Fonctionnaires des greffes, parlons-en
Journal des greffiers en colère - Eolas, 23/04/2014
Par Cyberkek, greffier correctionnel
Bien, on nous propose une réforme “ambitieuse” pour la justice du XXIème siècle… Et si déjà, au moins, il était possible de travailler au XXème?
Parce que nous sommes aujourd’hui considérés plus comme des serfs dociles que des techniciens du droit, not’bon maître. D’aucuns murmurent que l’on aurait vu nos représentants nationaux nous flatter l’encolure il y a peu, ça soulage un peu les escarres du joug…
Parce qu’il y a pénurie de plumes d’oie et de lampes à pétroles et que nous devons partir au petit matin, après une audience tardive la veille, afin d’éviter que nos enfants ne nous voient voler leurs feuilles de dessins où il reste un verso utilisable…
Parce que nous travaillons gratuitement à permettre aux magistrats de rendre justice au nom du peuple français et que même cette gratuité, nous dit-on, est déjà trop chère payée…
Parce que nous n’avons plus le temps d’audiencer, de mettre en forme, d’exécuter les décisions alors qu’il nous reste les vitres à faire, les seaux à vider après la pluie, les murs de cartons d’archives à maçonner et panser les plaies des collègues qui ont eu le malheur de rencontrer un justiciable exaspéré par notre lenteur…
Parce que, même si nos compétences procédurales importent peu, nous serons tenus pour responsables des erreurs qui viendraient à se produire car, n’oublions pas, nous sommes de dangereux laxistes qui faisons rien qu’à saborder le travail des services de police pour relâcher dans la nature de dangereux multirécidivistes…
Parce qu’enfin, nous sommes si omniprésents à tous les stades de la procédures que l’on ne nous voient même plus.
Allez, je caricature, c’est souvent le cas quand le ridicule de cette situation vous prend à la gorge.
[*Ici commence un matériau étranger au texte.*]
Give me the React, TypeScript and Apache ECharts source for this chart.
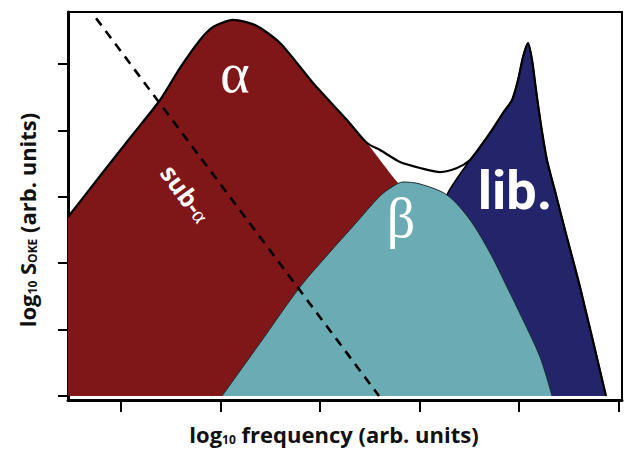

Mais quand même, ne pas considérer le greffier comme un collaborateur compétent du juge, c’est avant tout entériner la désuétude de notre système judiciaire et les conséquences pour les citoyens qui attendent une réponse des tribunaux à leurs déboires. Ce qui est mauvais pour la démocratie.
Mais quand même, ne pas reconnaître que les décisions prises en assemblée générale des fonctionnaires sont conditionnées au bon vouloir des magistrats chefs de juridiction et non à l’aval de notre hiérarchie, c’est aussi mauvais pour la démocratie. Il suffit de voir comment s’atteint péniblement le quorum des dites assemblées, parfois en allant rameuter quelques bonnes volontés dans les bureaux, sur les directives des chefs de cour.
Mais quand même, ne pas comprendre que notre statut de fonctionnaire collaborateur des magistrats garantit aussi l’indépendance de ces derniers, c’est encore mauvais pour la démocratie.
Mais quand même :
Vous connaissez de nombreux emplois où, au sortir de votre formation, une fois votre affectation connue, les saisies immobilières dans mon cas, vous n’avez pas droit à une formation complémentaire sur vos attributions parce que « la procédure des saisies, c’est trop complexe » ?
Vous connaissez de nombreux emplois où vous attendez plusieurs semaines après votre prise de fonction pour obtenir les moyens techniques et informatiques de faire ce pour quoi vous êtes plus ou moins bien formés ?
Vous connaissez de nombreux emplois où vous commandez les tampons nécessaires à vos fonctions (« Marianne », « extrait des minutes », formule exécutoire, etc.) et obtenez votre mutation deux ans plus tard sans en avoir vu un seul ?
Vous connaissez de nombreux emplois où vos commandes de papeterie sont, par principe, divisées par deux, au mieux, des fois que vous souhaitiez les utiliser pour rendre à vos enfants les feuilles volées plus haut ?
Vous connaissez beaucoup d’emplois où vous vous retrouvez à faire tout, et parfois n’importe quoi, sauf ce qui est votre métier, et où l’on ne vous reconnaît même pas cette polyvalence ?
Vous connaissez beaucoup de secteurs d’activité où votre réputation de mauvais payeur va bientôt vous interdire d’avoir recours à la poste, aux médecins ou aux interprètes ?
Vous connaissez des secteurs d’activités qui servent autant d’argument électoraliste et populiste au point de fragiliser l’ensemble d’un système patiemment élaboré ?
Le résultat de tout ça, c’est le rang enviable du « pays des droits de l’Homme » à la CEDH.
Le résultat, c’est le citoyen qui en paie le prix.
Le résultat, c’est notre exaspération aujourd’hui.